See the weekend meteor that lit up the sky in North Florida, Georgia

William L. Hatfield
Tallahassee Democrat

Jania Kadar and her friend were cleaning up in the backyard after a gathering of friends in eastern Tallahassee when the night sky lit up.

“It was like someone turned on the stadium lights,” the Tallahassee resident said. “I look up and there is this bluish-green flash. It almost looks like daylight.”

“It lasted it felt like seconds,” she said of the sighting near midnight. “The second my brain wanted me to say ‘what is that?’, it was over…”

While tracking rain over Mississippi and Alabama, a trace of a meteor streaking across the sky was picked up by the National Weather Service's GOES satellite.

What Kadar saw was actually a meteor or meteorite that streaked across the sky and was visible across a wide swath of South Georgia and North Florida. The fireball was caught by night owls, dash cams and surveillance videos across the region.

The National Weather Service Tallahassee picked up the chunk of space rock streaking across the sky on its GOES satellite system.

“It basically has a global lightning mapper and picks out bright cloud flashes from lightning when we have thunderstorms,” said Kelly Godsey, a NWS meteorologist.

They also tracked social media reports from Valdosta, Ga., Tallahassee, Wakulla County, Gainesville and Jacksonville.

For the Tallahassee area, it would have appeared as a brief 5 seconds of illumination between about 11:52 and 11:54 p.m. (Saturday), Godsey said. It may have even crashed to earth.

“We've heard reports that it landed near Perry, FL, which would match with the GLM data, but can't confirm anything,” NWS tweeted. “The satellite data suggests that *if* it landed, though, it was in FL.”

That NWS confirmation was an ah-ha moment for Kadar Sunday morning. After the flash, she and her friend immediately began speculating, and even second guessing, what they saw.

“We had a couple of beers so there was that…” she said. “At the time we were playing around with some pretty extraterrestrial theories. Of course, our husbands were oblivious. They were schlepping stuff in and out of the house.”

UFOs over Tallahassee?

The moment even surprised those who have been looking up at the stars for years. Andy Flower, who has been studying the sky for six years as a member of Tallahassee's Astronomical Society was packing up with a colleague after a night at the organization's observatory near the Cypress Landing boat ramp on Lake Miccosukee.

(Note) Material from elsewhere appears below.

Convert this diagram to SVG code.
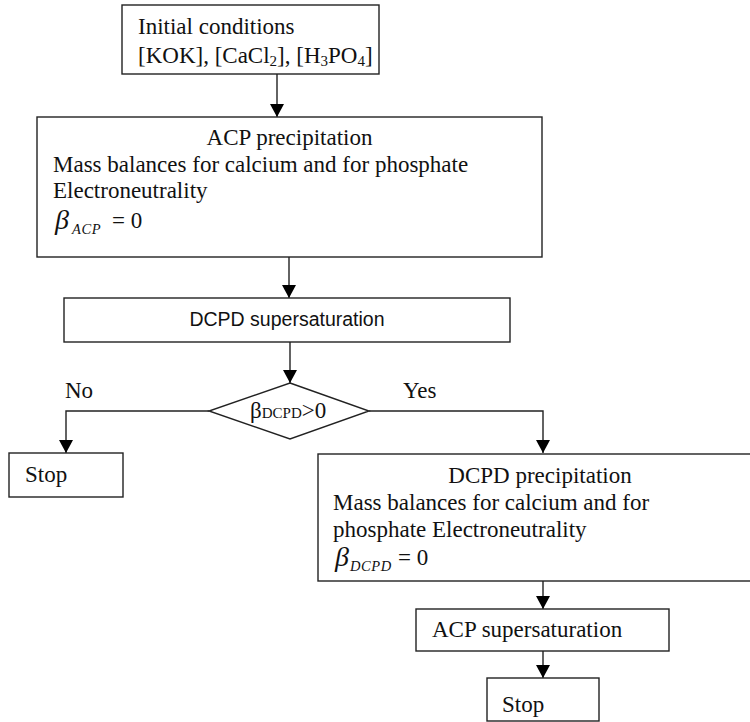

About 15 people had come out earlier to observe the new moon.

"Everyone had already left, and all of a sudden the whole sky lit up," he said. 

Flower has seen dozens of meteors in his life, even two small ones earlier that night. But nothing like this.

"The whole area turned to daylight," he said. "We were like 'what the ...? Is there a helicopter over us, a spotlight?' "

"We looked up and saw a streak in the sky directly overhead that ended in a fireball about halfway to the horizon in the direction of the parking lot."

It will be a night to remember and talk about for Flower, Kadar and others in the Big Bend.

“It was absolutely incredible,” Kadar said. “It was like a ball of energy that flew across the sky.”